November 13, 2013

The ABC’s of the USPS Big Data System

Isaac Lopez

Volume and velocity are significant challenges for the United States Postal Service (USPS), who in addition to needing to sort approximately 160 billion pieces of mail in its 275 routing centers around the country, also needs to perform sophisticated fraud detection scanning at rates up to 4 billion items per day.

Recently, FedCentric Technologies announced that it was awarded a $16.7 million contract to expand on work that it’s been doing for the USPS in building a real-time system for these purposes. This week, Datanami has learned more details of the system that the company is working on, which according to Gerry Kolosvary, President of FedCentric Technologies, is built using the SGI UV 2000 system.
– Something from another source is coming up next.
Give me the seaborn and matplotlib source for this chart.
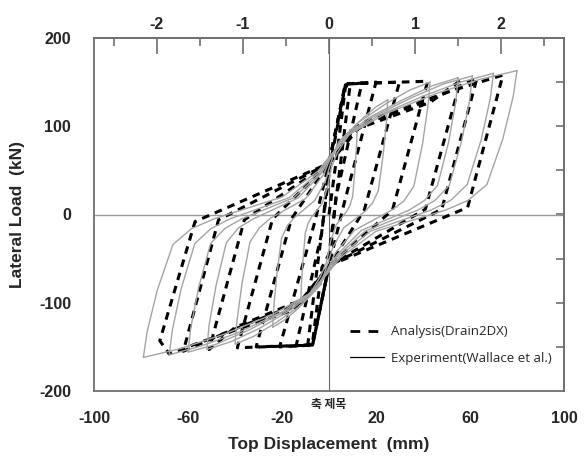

“What [the USPS] has tried to do in the past is use traditional approaches,” said Kolosvary, explaining USPS’s odyssey in getting a grip on its big data problem. These traditional approaches, he explained, have been X86-based and proprietary Sun Systems where they’ve built either scale-up and scale-out platforms that ultimately didn’t work.

“It’s the vast volume,” said Kolosvary, explaining why neither architecture worked for them. USPS was processing 2,500 scans per second and the systems were bottlenecking at the network level, he said. The USPS needed to find a different approach.

Enter FedCentric Technologies, which Kolosvary categorizes as a federal systems integrator that specializes in big data. He says that, while everyone is focused on the “V’s” of big data, FedCentric has come up with its own process-focused alliteration around the ABC’s of big data. (Note: while as a journalist this sort of thing can be annoying, it’s also instructive when you consider the order of magnitude increase in performance they are able to get using the approach, which we’ll talk about shortly.)

The architectural difference starts with what Kolosvary refers to as “Affinity.” “Affinity is about how close your data is to each other,” he explains. “How easy is it for you to make a connection and to see something that isn’t apparent, but becomes apparent once you make that connection? The relative closeness of the data becomes very important.”

“Boundaries” is the next process issue, explained Kolosvary, who added that in the system where the USPS was using a scale out approach, the boundary was really at the blade level. “The way I define boundary is how much of the time does your data and your application spend on a CPU and in-memory,” he explained. “The boundaries of the scale out system are defined by the blade.”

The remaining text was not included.